begin Dataset excerpt

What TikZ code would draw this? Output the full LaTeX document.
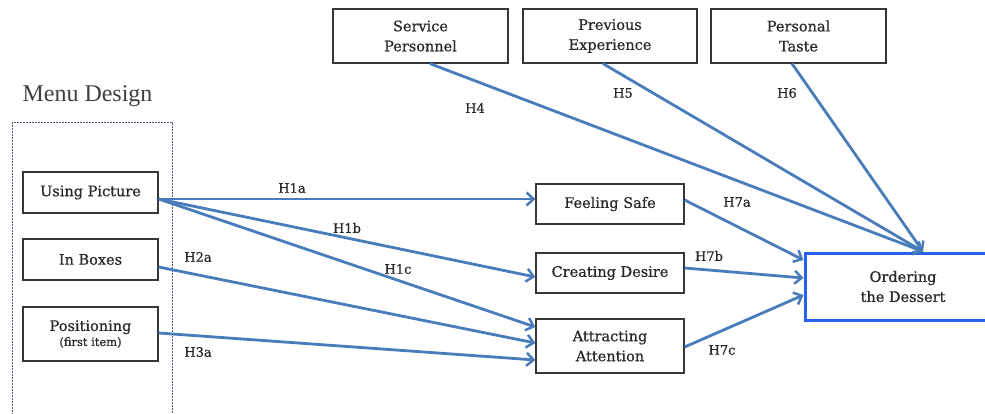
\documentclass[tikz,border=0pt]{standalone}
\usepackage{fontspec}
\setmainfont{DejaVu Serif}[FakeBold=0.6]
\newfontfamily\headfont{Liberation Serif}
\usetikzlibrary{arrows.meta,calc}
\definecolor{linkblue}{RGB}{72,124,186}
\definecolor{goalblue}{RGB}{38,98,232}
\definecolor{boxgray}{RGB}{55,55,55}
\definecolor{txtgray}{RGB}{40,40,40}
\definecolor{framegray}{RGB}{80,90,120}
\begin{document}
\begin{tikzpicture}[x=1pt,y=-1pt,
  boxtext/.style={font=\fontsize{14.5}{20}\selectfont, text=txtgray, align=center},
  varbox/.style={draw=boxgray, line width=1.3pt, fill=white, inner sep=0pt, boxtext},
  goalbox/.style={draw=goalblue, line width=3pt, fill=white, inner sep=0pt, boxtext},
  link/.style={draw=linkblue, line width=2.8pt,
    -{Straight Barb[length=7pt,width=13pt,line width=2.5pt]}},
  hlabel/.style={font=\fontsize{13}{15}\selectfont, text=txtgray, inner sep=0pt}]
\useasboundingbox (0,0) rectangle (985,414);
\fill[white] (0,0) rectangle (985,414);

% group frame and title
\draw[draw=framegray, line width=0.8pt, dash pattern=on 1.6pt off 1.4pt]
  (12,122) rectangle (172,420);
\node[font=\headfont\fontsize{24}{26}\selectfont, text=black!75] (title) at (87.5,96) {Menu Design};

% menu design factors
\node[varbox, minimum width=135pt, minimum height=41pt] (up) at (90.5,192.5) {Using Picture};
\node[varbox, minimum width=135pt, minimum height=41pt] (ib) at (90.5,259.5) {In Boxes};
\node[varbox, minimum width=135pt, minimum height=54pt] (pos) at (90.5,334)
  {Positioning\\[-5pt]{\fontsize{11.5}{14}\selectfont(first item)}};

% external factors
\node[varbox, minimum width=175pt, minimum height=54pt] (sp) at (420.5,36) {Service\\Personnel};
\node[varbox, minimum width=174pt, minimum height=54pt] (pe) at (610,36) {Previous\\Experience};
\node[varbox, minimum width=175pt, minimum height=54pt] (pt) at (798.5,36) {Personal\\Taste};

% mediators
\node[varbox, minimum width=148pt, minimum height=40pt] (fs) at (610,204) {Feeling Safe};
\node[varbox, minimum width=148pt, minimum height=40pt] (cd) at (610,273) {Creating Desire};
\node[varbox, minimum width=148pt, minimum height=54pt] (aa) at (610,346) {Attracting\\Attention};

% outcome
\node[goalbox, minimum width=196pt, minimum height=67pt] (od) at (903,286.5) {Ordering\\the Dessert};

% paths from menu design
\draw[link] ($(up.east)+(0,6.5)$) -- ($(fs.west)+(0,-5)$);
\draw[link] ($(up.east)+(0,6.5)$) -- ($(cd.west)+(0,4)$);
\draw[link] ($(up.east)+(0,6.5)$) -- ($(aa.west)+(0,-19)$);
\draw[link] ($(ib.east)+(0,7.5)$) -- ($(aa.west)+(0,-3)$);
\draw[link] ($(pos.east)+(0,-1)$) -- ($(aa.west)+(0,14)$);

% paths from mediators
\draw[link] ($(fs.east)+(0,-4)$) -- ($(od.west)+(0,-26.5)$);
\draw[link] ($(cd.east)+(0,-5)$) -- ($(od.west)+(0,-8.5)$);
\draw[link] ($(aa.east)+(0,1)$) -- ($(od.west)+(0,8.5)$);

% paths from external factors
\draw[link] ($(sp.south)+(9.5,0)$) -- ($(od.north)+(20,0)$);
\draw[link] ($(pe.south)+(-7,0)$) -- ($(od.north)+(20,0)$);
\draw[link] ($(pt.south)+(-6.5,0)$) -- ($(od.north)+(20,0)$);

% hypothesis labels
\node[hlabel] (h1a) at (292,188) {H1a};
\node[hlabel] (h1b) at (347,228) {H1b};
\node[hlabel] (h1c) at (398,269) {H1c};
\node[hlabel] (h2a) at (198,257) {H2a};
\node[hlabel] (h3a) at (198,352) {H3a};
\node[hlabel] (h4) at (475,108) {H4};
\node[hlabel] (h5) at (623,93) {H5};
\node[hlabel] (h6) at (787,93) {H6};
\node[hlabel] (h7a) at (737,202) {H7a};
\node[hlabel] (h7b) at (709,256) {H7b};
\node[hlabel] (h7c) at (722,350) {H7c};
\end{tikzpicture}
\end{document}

end Dataset excerpt

**Problem to solve**
From the material above, copy everything exactly but the pictures.

**Exercise result**
What TikZ code would draw this? Output the full LaTeX document.
\documentclass[tikz,border=0pt]{standalone}
\usepackage{fontspec}
\setmainfont{DejaVu Serif}[FakeBold=0.6]
\newfontfamily\headfont{Liberation Serif}
\usetikzlibrary{arrows.meta,calc}
\definecolor{linkblue}{RGB}{72,124,186}
\definecolor{goalblue}{RGB}{38,98,232}
\definecolor{boxgray}{RGB}{55,55,55}
\definecolor{txtgray}{RGB}{40,40,40}
\definecolor{framegray}{RGB}{80,90,120}
\begin{document}
\begin{tikzpicture}[x=1pt,y=-1pt,
  boxtext/.style={font=\fontsize{14.5}{20}\selectfont, text=txtgray, align=center},
  varbox/.style={draw=boxgray, line width=1.3pt, fill=white, inner sep=0pt, boxtext},
  goalbox/.style={draw=goalblue, line width=3pt, fill=white, inner sep=0pt, boxtext},
  link/.style={draw=linkblue, line width=2.8pt,
    -{Straight Barb[length=7pt,width=13pt,line width=2.5pt]}},
  hlabel/.style={font=\fontsize{13}{15}\selectfont, text=txtgray, inner sep=0pt}]
\useasboundingbox (0,0) rectangle (985,414);
\fill[white] (0,0) rectangle (985,414);

% group frame and title
\draw[draw=framegray, line width=0.8pt, dash pattern=on 1.6pt off 1.4pt]
  (12,122) rectangle (172,420);
\node[font=\headfont\fontsize{24}{26}\selectfont, text=black!75] (title) at (87.5,96) {Menu Design};

% menu design factors
\node[varbox, minimum width=135pt, minimum height=41pt] (up) at (90.5,192.5) {Using Picture};
\node[varbox, minimum width=135pt, minimum height=41pt] (ib) at (90.5,259.5) {In Boxes};
\node[varbox, minimum width=135pt, minimum height=54pt] (pos) at (90.5,334)
  {Positioning\\[-5pt]{\fontsize{11.5}{14}\selectfont(first item)}};

% external factors
\node[varbox, minimum width=175pt, minimum height=54pt] (sp) at (420.5,36) {Service\\Personnel};
\node[varbox, minimum width=174pt, minimum height=54pt] (pe) at (610,36) {Previous\\Experience};
\node[varbox, minimum width=175pt, minimum height=54pt] (pt) at (798.5,36) {Personal\\Taste};

% mediators
\node[varbox, minimum width=148pt, minimum height=40pt] (fs) at (610,204) {Feeling Safe};
\node[varbox, minimum width=148pt, minimum height=40pt] (cd) at (610,273) {Creating Desire};
\node[varbox, minimum width=148pt, minimum height=54pt] (aa) at (610,346) {Attracting\\Attention};

% outcome
\node[goalbox, minimum width=196pt, minimum height=67pt] (od) at (903,286.5) {Ordering\\the Dessert};

% paths from menu design
\draw[link] ($(up.east)+(0,6.5)$) -- ($(fs.west)+(0,-5)$);
\draw[link] ($(up.east)+(0,6.5)$) -- ($(cd.west)+(0,4)$);
\draw[link] ($(up.east)+(0,6.5)$) -- ($(aa.west)+(0,-19)$);
\draw[link] ($(ib.east)+(0,7.5)$) -- ($(aa.west)+(0,-3)$);
\draw[link] ($(pos.east)+(0,-1)$) -- ($(aa.west)+(0,14)$);

% paths from mediators
\draw[link] ($(fs.east)+(0,-4)$) -- ($(od.west)+(0,-26.5)$);
\draw[link] ($(cd.east)+(0,-5)$) -- ($(od.west)+(0,-8.5)$);
\draw[link] ($(aa.east)+(0,1)$) -- ($(od.west)+(0,8.5)$);

% paths from external factors
\draw[link] ($(sp.south)+(9.5,0)$) -- ($(od.north)+(20,0)$);
\draw[link] ($(pe.south)+(-7,0)$) -- ($(od.north)+(20,0)$);
\draw[link] ($(pt.south)+(-6.5,0)$) -- ($(od.north)+(20,0)$);

% hypothesis labels
\node[hlabel] (h1a) at (292,188) {H1a};
\node[hlabel] (h1b) at (347,228) {H1b};
\node[hlabel] (h1c) at (398,269) {H1c};
\node[hlabel] (h2a) at (198,257) {H2a};
\node[hlabel] (h3a) at (198,352) {H3a};
\node[hlabel] (h4) at (475,108) {H4};
\node[hlabel] (h5) at (623,93) {H5};
\node[hlabel] (h6) at (787,93) {H6};
\node[hlabel] (h7a) at (737,202) {H7a};
\node[hlabel] (h7b) at (709,256) {H7b};
\node[hlabel] (h7c) at (722,350) {H7c};
\end{tikzpicture}
\end{document}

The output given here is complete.